Antidepresan sebaiknya dihindari pada kasus depresi ringan pada anak dan remaja. Informasikan kepada pasien dan caregiver mengenai opsi psikoterapi yang tersedia. Bila pasien tidak menunjukkan respon setelah 2-3 bulan terapi, pasien sebaiknya dirujuk.[6]

Penanganan Depresi Sedang-Berat di Layanan Primer

Anak dan remaja dengan depresi sedang sampai berat sebaiknya dirujuk. Edukasikan pada pasien dan keluarganya mengenai depresi dan pilihan terapi yang tersedia.[6]

Tata Laksana Depresi pada Remaja

Tata laksana depresi pada remaja tergantung pada tingkat keparahan dan risiko bunuh diri. Penelitian menunjukkan bahwa intervensi psikososial dengan edukasi dan konseling efektif sebagai penanganan depresi pada remaja, khususnya dalam setting layanan primer.[11,12]

Obat-obat psikotropika sebaiknya digunakan dengan hati-hati dan hanya diberikan pada remaja yang mengalami depresi sedang sampai berat, bila terbukti intervensi psikososial tidak efektif. Farmakoterapi depresi pada remaja sebaiknya dilakukan di bawah supervisi psikiater. Antidepresan lini pertama untuk depresi pada remaja adalah fluoxetine.[1,5,12]

Kesimpulan

Manifestasi klinis depresi pada remaja berbeda dari dewasa. Karena itu, klinisi (khususnya di layanan primer) harus dilatih untuk mengenali depresi dan faktor risiko pada remaja. Deteksi dini sebaiknya dilakukan 1 tahun sekali dengan menggunakan instrumen skrining yang valid dan reliabel, misalnya Patient Health Questionnaire-2 (PHQ-2), Patient Health Questionnaire-9 (PHQ-9), dan Children’s Depression Inventory (CDI).

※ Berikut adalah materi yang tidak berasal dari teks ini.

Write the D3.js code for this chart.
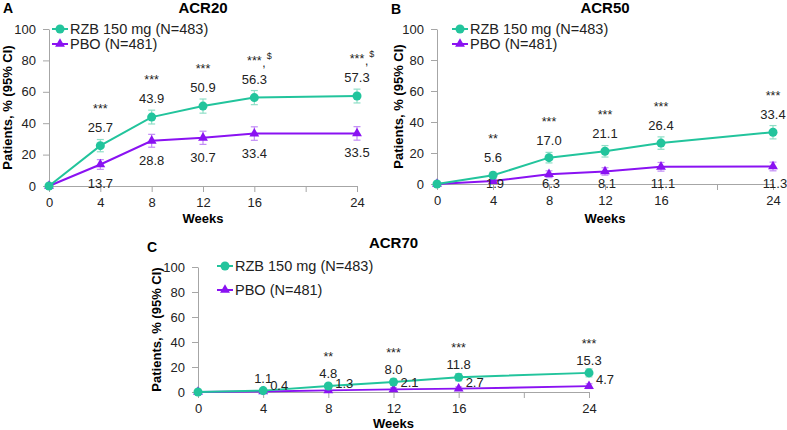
<!DOCTYPE html>
<meta charset="utf-8">
<style>
body{ margin:0; background:white; }
svg{ font-family: "Liberation Sans", Arial, sans-serif; }
.axis path, .axis line{ stroke:#a6a6a6; }
.axis text{ font-size:13px; fill:#222; }
</style>
<svg id="chart" width="787" height="430"></svg>
<script src="https://cdn.jsdelivr.net/npm/d3@7"></script>
<script>

var weeks = [0, 4, 8, 12, 16, 24]
var xTicks = [0, 4, 8, 12, 16, 20, 24]
var xTickLabels = ['0', '4', '8', '12', '16', '', '24']
var yTicks = [0, 20, 40, 60, 80, 100]

var rzbName = 'RZB 150 mg (N=483)'
var pboName = 'PBO (N=481)'

// ACR20
var acr20Rzb   = [0, 25.7, 43.9, 50.9, 56.3, 57.3]
var acr20RzbLo = [0, 21.8, 39.5, 46.4, 51.8, 52.9]
var acr20RzbHi = [0, 29.6, 48.3, 55.4, 60.8, 61.7]
var acr20Pbo   = [0, 13.7, 28.8, 30.7, 33.4, 33.5]
var acr20PboLo = [0, 10.6, 24.7, 26.5, 29.1, 29.2]
var acr20PboHi = [0, 16.8, 32.9, 34.9, 37.7, 37.8]
var acr20Stars = ['', '***', '***', '***', '***,$', '***,$']

// ACR50
var acr50Rzb   = [0, 5.6, 17.0, 21.1, 26.4, 33.4]
var acr50RzbLo = [0, 3.5, 13.6, 17.4, 22.4, 29.1]
var acr50RzbHi = [0, 7.7, 20.4, 24.8, 30.4, 37.7]
var acr50Pbo   = [0, 1.9, 6.3, 8.1, 11.1, 11.3]
var acr50PboLo = [0, 0.7, 4.1, 5.7, 8.3, 8.5]
var acr50PboHi = [0, 3.1, 8.5, 10.5, 13.9, 14.1]
var acr50Stars = ['', '**', '***', '***', '***', '***']

// ACR70
var acr70Rzb   = [0, 1.1, 4.8, 8.0, 11.8, 15.3]
var acr70RzbLo = [0, 0.2, 2.9, 5.6, 8.9, 12.1]
var acr70RzbHi = [0, 2.0, 6.7, 10.4, 14.7, 18.5]
var acr70Pbo   = [0, 0.4, 1.3, 2.1, 2.7, 4.7]
var acr70PboLo = [0, 0.0, 0.3, 0.8, 1.3, 2.8]
var acr70PboHi = [0, 0.8, 2.3, 3.4, 4.1, 6.6]
var acr70Stars = ['', '', '**', '***', '***', '***']

var teal = '#22c49c', tealLight = '#8fdfc7',
    purple = '#8a12f2', purpleLight = '#c28cf6'

var svg = d3.select('#chart')

function toRows(v, lo, hi){
  return weeks.map(function(w, i){ return {w: w, v: v[i], lo: lo[i], hi: hi[i]} })
}

function panel(o){
  var x = d3.scaleLinear().domain([0, 24]).range([o.left, o.right])
  var y = d3.scaleLinear().domain([0, 100]).range([o.bottom, o.top])
  var g = svg.append('g')

  g.append('g').attr('class', 'axis')
      .attr('transform', 'translate(0,' + o.bottom + ')')
      .call(d3.axisBottom(x).tickValues(xTicks).tickSize(6).tickSizeOuter(0).tickPadding(6)
        .tickFormat(function(d, i){ return xTickLabels[i] }))
  g.append('g').attr('class', 'axis')
      .attr('transform', 'translate(' + o.left + ',0)')
      .call(d3.axisLeft(y).tickValues(yTicks).tickSize(6).tickSizeOuter(0).tickPadding(7))

  // titles
  g.append('text').attr('x', (o.left + o.right) / 2).attr('y', o.titleY)
      .attr('text-anchor', 'middle').style('font-size', '15px').style('font-weight', 'bold')
      .text(o.title)
  g.append('text').attr('x', o.letterX).attr('y', o.letterY)
      .style('font-size', '14px').style('font-weight', 'bold').text(o.letter)
  g.append('text')
      .attr('transform', 'translate(' + o.ylabX + ',' + (o.top + o.bottom) / 2 + ') rotate(-90)')
      .attr('text-anchor', 'middle').attr('dy', '0.35em')
      .style('font-size', '13px').style('font-weight', 'bold')
      .text('Patients, % (95% CI)')
  g.append('text').attr('x', (o.left + o.right) / 2).attr('y', o.weeksY)
      .attr('text-anchor', 'middle').style('font-size', '13px').style('font-weight', 'bold')
      .text('Weeks')

  var series = [
    {rows: toRows(o.pbo, o.pboLo, o.pboHi), c: purple, cl: purpleLight, tri: true},
    {rows: toRows(o.rzb, o.rzbLo, o.rzbHi), c: teal, cl: tealLight, tri: false}
  ]

  var line = d3.line().x(function(d){ return x(d.w) }).y(function(d){ return y(d.v) })

  series.forEach(function(s){
    var eb = g.append('g').selectAll('g').data(s.rows.slice(1)).enter().append('g')
        .attr('stroke', s.cl).attr('stroke-width', 1.2)
    eb.append('line').attr('x1', function(d){ return x(d.w) }).attr('x2', function(d){ return x(d.w) })
        .attr('y1', function(d){ return y(d.lo) }).attr('y2', function(d){ return y(d.hi) })
    eb.append('line').attr('x1', function(d){ return x(d.w) - 3.5 }).attr('x2', function(d){ return x(d.w) + 3.5 })
        .attr('y1', function(d){ return y(d.lo) }).attr('y2', function(d){ return y(d.lo) })
    eb.append('line').attr('x1', function(d){ return x(d.w) - 3.5 }).attr('x2', function(d){ return x(d.w) + 3.5 })
        .attr('y1', function(d){ return y(d.hi) }).attr('y2', function(d){ return y(d.hi) })
  })

  series.forEach(function(s){
    g.append('path').datum(s.rows).attr('d', line)
        .attr('fill', 'none').attr('stroke', s.c).attr('stroke-width', 2)
    var sym = d3.symbol().type(s.tri ? d3.symbolTriangle : d3.symbolCircle).size(s.tri ? 42 : 64)
    g.append('g').selectAll('path').data(s.rows).enter().append('path')
        .attr('transform', function(d){ return 'translate(' + x(d.w) + ',' + y(d.v) + ')' })
        .attr('d', sym).attr('fill', s.c)
  })

  // value labels
  var rz = series[1].rows.slice(1), pb = series[0].rows.slice(1)
  g.append('g').selectAll('text').data(rz).enter().append('text')
      .attr('x', function(d){ return x(d.w) })
      .attr('y', function(d){ return y(d.v) + o.rzbDy })
      .attr('text-anchor', 'middle').style('font-size', '13px').attr('fill', '#222')
      .text(function(d){ return d.v.toFixed(1) })
  g.append('g').selectAll('text').data(pb).enter().append('text')
      .attr('x', function(d){ return x(d.w) + o.pboDx })
      .attr('y', function(d){ return o.pboFixed ? y(0) + o.pboDy : y(d.v) + o.pboDy })
      .attr('text-anchor', 'middle').style('font-size', '13px').attr('fill', '#222')
      .text(function(d){ return d.v.toFixed(1) })

  // significance stars
  rz.forEach(function(d, i){
    var s = o.stars[i + 1]
    if (!s) return
    var parts = s.split(',')
    var sy = y(d.v) + o.rzbDy + o.starDy
    g.append('text').attr('x', x(d.w)).attr('y', sy).attr('text-anchor', 'middle')
        .style('font-size', '12.5px').attr('fill', '#222').text(parts[0])
    if (parts.length > 1) {
      var t = g.append('text').attr('x', x(d.w) + 8).attr('y', sy)
          .style('font-size', '12px').attr('fill', '#222')
      t.append('tspan').attr('dy', 2).text(',')
      t.append('tspan').attr('dx', 1).attr('dy', -8).style('font-size', '9px').text('$')
    }
  })

  // legend
  var lg = [{name: rzbName, c: teal, tri: false}, {name: pboName, c: purple, tri: true}]
  lg.forEach(function(l, i){
    var ly = o.legY + i * o.legGap
    g.append('line').attr('x1', o.legX).attr('x2', o.legX + 16).attr('y1', ly).attr('y2', ly)
        .attr('stroke', l.c).attr('stroke-width', 2)
    g.append('path').attr('transform', 'translate(' + (o.legX + 8) + ',' + ly + ')')
        .attr('d', d3.symbol().type(l.tri ? d3.symbolTriangle : d3.symbolCircle).size(l.tri ? 42 : 64))
        .attr('fill', l.c)
    g.append('text').attr('x', o.legX + 18).attr('y', ly).attr('dy', '0.35em')
        .style('font-size', '14.5px').attr('fill', '#222').text(l.name)
  })
}

panel({title: 'ACR20', letter: 'A', left: 49, right: 357, top: 29, bottom: 186,
  titleY: 13, letterX: 3, letterY: 13, ylabX: 7, weeksY: 223,
  rzb: acr20Rzb, rzbLo: acr20RzbLo, rzbHi: acr20RzbHi,
  pbo: acr20Pbo, pboLo: acr20PboLo, pboHi: acr20PboHi, stars: acr20Stars,
  rzbDy: -14, starDy: -19, pboDx: 0, pboDy: 24, pboFixed: false,
  legX: 52, legY: 29, legGap: 15})

panel({title: 'ACR50', letter: 'B', left: 437, right: 773, top: 29, bottom: 184,
  titleY: 13, letterX: 391, letterY: 14, ylabX: 398, weeksY: 223,
  rzb: acr50Rzb, rzbLo: acr50RzbLo, rzbHi: acr50RzbHi,
  pbo: acr50Pbo, pboLo: acr50PboLo, pboHi: acr50PboHi, stars: acr50Stars,
  rzbDy: -13, starDy: -19, pboDx: 2, pboDy: 4, pboFixed: true,
  legX: 452, legY: 29, legGap: 15})

panel({title: 'ACR70', letter: 'C', left: 198, right: 589, top: 267, bottom: 392,
  titleY: 248, letterX: 147, letterY: 252, ylabX: 156, weeksY: 428,
  rzb: acr70Rzb, rzbLo: acr70RzbLo, rzbHi: acr70RzbHi,
  pbo: acr70Pbo, pboLo: acr70PboLo, pboHi: acr70PboHi, stars: acr70Stars,
  rzbDy: -8, starDy: -17, pboDx: 16, pboDy: -2, pboFixed: false,
  legX: 217, legY: 266, legGap: 24})

</script>
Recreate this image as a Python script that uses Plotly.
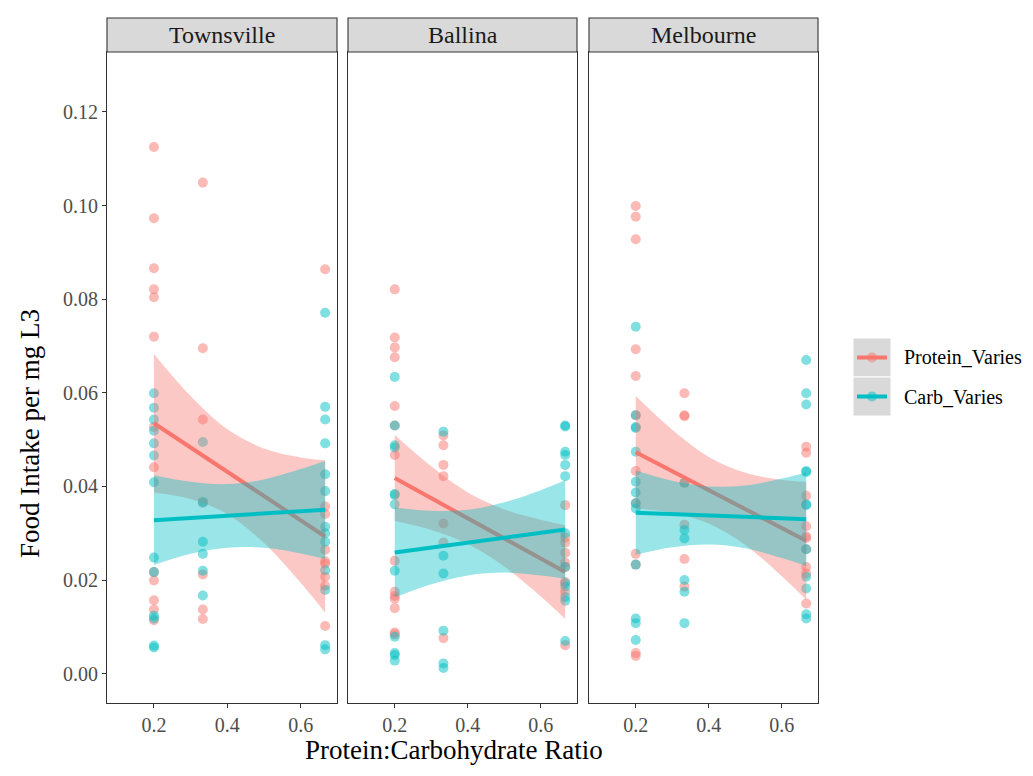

Tata laksana depresi pada remaja yang paling dianjurkan adalah nonfarmakoterapi, seperti psikoterapi dan konseling. Jika pasien menunjukkan perburukan atau tidak berespon, maka penggunaan antidepresan dapat dipertimbangkan. Obat lini pertama untuk depresi pada remaja adalah fluoxetine.